Work instructions: Return each line that holds the word "this".

Records for the task:

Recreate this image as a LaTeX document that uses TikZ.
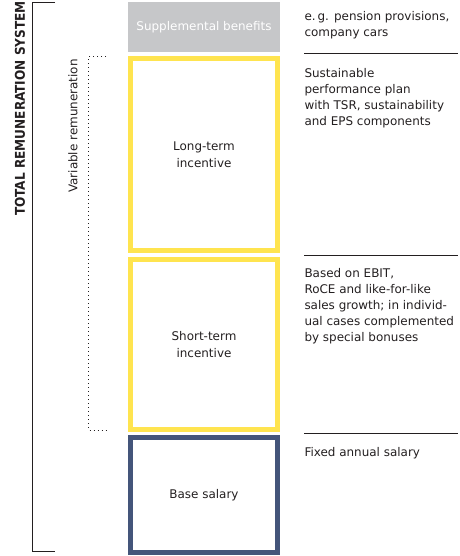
\documentclass[tikz,border=0pt]{standalone}
\usepackage{fontspec}
\setmainfont{DejaVu Sans}
\newfontfamily\condfont{DejaVu Sans Condensed}
\definecolor{txt}{HTML}{231F20}
\definecolor{suppgray}{HTML}{C6C7C9}
\definecolor{ltyellow}{HTML}{FFE44F}
\definecolor{navy}{HTML}{44557A}
\begin{document}
\begin{tikzpicture}[x=1bp,y=-1bp,
  every node/.style={inner sep=0pt, outer sep=0pt, text=txt},
  bodytext/.style={font=\fontsize{12}{16}\selectfont, align=left, anchor=base west},
  boxtext/.style={font=\fontsize{12}{17}\selectfont, align=center},
  framebox/.style={draw, line width=5bp, minimum width=147bp},
  rule/.style={draw=txt, line width=1bp},
  dotline/.style={draw=txt, line width=1bp, dash pattern=on 1bp off 3bp}
]
\useasboundingbox (0,0) rectangle (460,556);
% boxes
\node[fill=suppgray, minimum width=152bp, minimum height=50bp, text=white,
  font=\fontsize{12}{16}\selectfont] (supp) at (204,27) {Supplemental benefits};
\node[framebox, draw=ltyellow, minimum height=192.3bp, boxtext] (lti) at (204,154.65) {Long-term\\incentive};
\node[framebox, draw=ltyellow, minimum height=170.3bp, boxtext] (sti) at (204,344.35) {Short-term\\incentive};
\node[framebox, draw=navy, minimum height=115bp, boxtext] (base) at (204,495) {Base salary};
% descriptions (anchor = baseline of the last line)
\node[bodytext] (dsupp) at (304.5,36.5) {e.\,g. pension provisions,\\company cars};
\node[bodytext] (dlti) at (304.5,125.5) {Sustainable\\performance plan\\with TSR, sustainability\\and EPS components};
\node[bodytext] (dsti) at (304.5,341.5) {Based on EBIT,\\RoCE and like-for-like\\sales growth; in individ-\\ual cases complemented\\by special bonuses};
\node[bodytext] (dbase) at (304.5,456) {Fixed annual salary};
% separator rules
\coordinate (r1a) at (304,54); \coordinate (r1b) at (458,54);
\coordinate (r2a) at (304,255); \coordinate (r2b) at (458,255);
\coordinate (r3a) at (304,433); \coordinate (r3b) at (458,433);
\draw[rule] (r1a) -- (r1b);
\draw[rule] (r2a) -- (r2b);
\draw[rule] (r3a) -- (r3b);
% total bracket
\coordinate (tt) at (55,2.5); \coordinate (tb) at (55,551.5);
\draw[rule] (tt) -- (32.5,2.5) -- (32.5,551.5) -- (tb);
\node[rotate=90, font=\condfont\fontsize{13.5}{15}\selectfont\bfseries] (total) at (20,108.5) {TOTAL REMUNERATION SYSTEM};
% variable bracket
\coordinate (vt) at (106,57); \coordinate (vb) at (107,430);
\draw[dotline] (vt) -- (88.3,57) -- (88.3,430) -- (vb);
\node[rotate=90, font=\fontsize{12}{14}\selectfont] (var) at (73,126) {Variable remuneration};
\end{tikzpicture}
\end{document}
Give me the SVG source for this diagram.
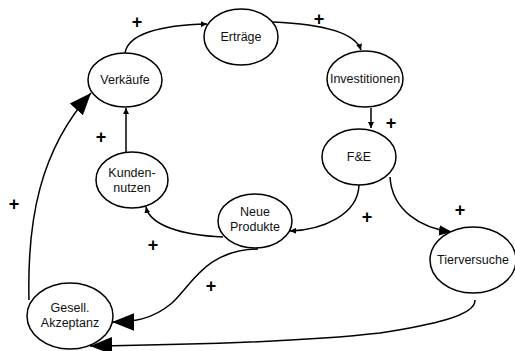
<svg xmlns="http://www.w3.org/2000/svg" width="515" height="351" viewBox="0 0 515 351">
<defs>
<marker id="sm" viewBox="0 0 10 10" refX="10" refY="5" markerWidth="6" markerHeight="6" orient="auto" markerUnits="userSpaceOnUse"><path d="M0,0 L10,5 L0,10 z" fill="#000"/></marker>
<marker id="lg" viewBox="0 0 10 10" refX="10" refY="5" markerWidth="22" markerHeight="22" orient="auto" markerUnits="userSpaceOnUse"><path d="M0,1 L10,5 L0,9 z" fill="#000"/></marker>
<marker id="md" viewBox="0 0 10 10" refX="10" refY="5" markerWidth="13" markerHeight="13" orient="auto" markerUnits="userSpaceOnUse"><path d="M0,1 L10,5 L0,9 z" fill="#000"/></marker>
</defs>
<style>
.n ellipse{fill:#fff;stroke:#000;stroke-width:1.5}
.n text{font-family:"Liberation Sans",Arial,sans-serif;font-size:12.5px;text-anchor:middle;fill:#111}
.c path{fill:none;stroke:#000;stroke-width:1.5}
.p{font-family:"Liberation Sans",Arial,sans-serif;font-size:18px;font-weight:bold;text-anchor:middle;fill:#000}
</style>
<rect width="515" height="351" fill="#fff"/>
<g id="connectors" class="c">
<path d="M125,53 C128,34 160,25 207,24" marker-end="url(#sm)"/>
<path d="M273,22 C320,24 355,32 361,50" marker-end="url(#sm)"/>
<path d="M371,108 L371,128" marker-end="url(#sm)"/>
<path d="M359,185 C358,215 322,230 290,231" marker-end="url(#sm)"/>
<path d="M390,177 C392,210 420,228 452,232" marker-end="url(#md)"/>
<path d="M223,237 C180,235 150,225 146,207" marker-end="url(#sm)"/>
<path d="M126,152 L126,108" marker-end="url(#sm)"/>
<path d="M258,249 C205,250 192,285 172,303 C152,320 132,322 112,322" marker-end="url(#lg)"/>
<path d="M475,300 C476,316 430,325 380,333 C300,342 180,345 90,346" marker-end="url(#lg)"/>
<path d="M29,300 C27,220 40,150 91,93" marker-end="url(#lg)"/>
</g>
<g id="ertraege" class="n"><ellipse cx="241" cy="37" rx="37" ry="28"/><text x="241" y="41">Erträge</text></g>
<g id="verkaeufe" class="n"><ellipse cx="125" cy="80" rx="37" ry="27"/><text x="125" y="84">Verkäufe</text></g>
<g id="investitionen" class="n"><ellipse cx="365" cy="79" rx="38" ry="28"/><text x="365" y="83">Investitionen</text></g>
<g id="fue" class="n"><ellipse cx="359" cy="157" rx="37" ry="28"/><text x="359" y="161">F&amp;E</text></g>
<g id="kundennutzen" class="n"><ellipse cx="132" cy="180" rx="36" ry="28"/><text x="132" y="177">Kunden-</text><text x="132" y="192">nutzen</text></g>
<g id="neueprodukte" class="n"><ellipse cx="255" cy="221" rx="37" ry="27"/><text x="255" y="216">Neue</text><text x="255" y="231">Produkte</text></g>
<g id="tierversuche" class="n"><ellipse cx="473" cy="260" rx="43" ry="33"/><text x="473" y="264">Tierversuche</text></g>
<g id="akzeptanz" class="n"><ellipse cx="70" cy="316" rx="43" ry="33"/><text x="70" y="312">Gesell.</text><text x="70" y="327">Akzeptanz</text></g>
<g id="signs">
<text class="p" x="137" y="28">+</text>
<text class="p" x="319" y="25">+</text>
<text class="p" x="391" y="129">+</text>
<text class="p" x="101" y="143">+</text>
<text class="p" x="460" y="216">+</text>
<text class="p" x="367" y="223">+</text>
<text class="p" x="153" y="251">+</text>
<text class="p" x="14" y="210">+</text>
<text class="p" x="211" y="292">+</text>
</g>
</svg>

Reply:
Recreate this image as a LaTeX document that uses TikZ.
Give me the SVG source for this diagram.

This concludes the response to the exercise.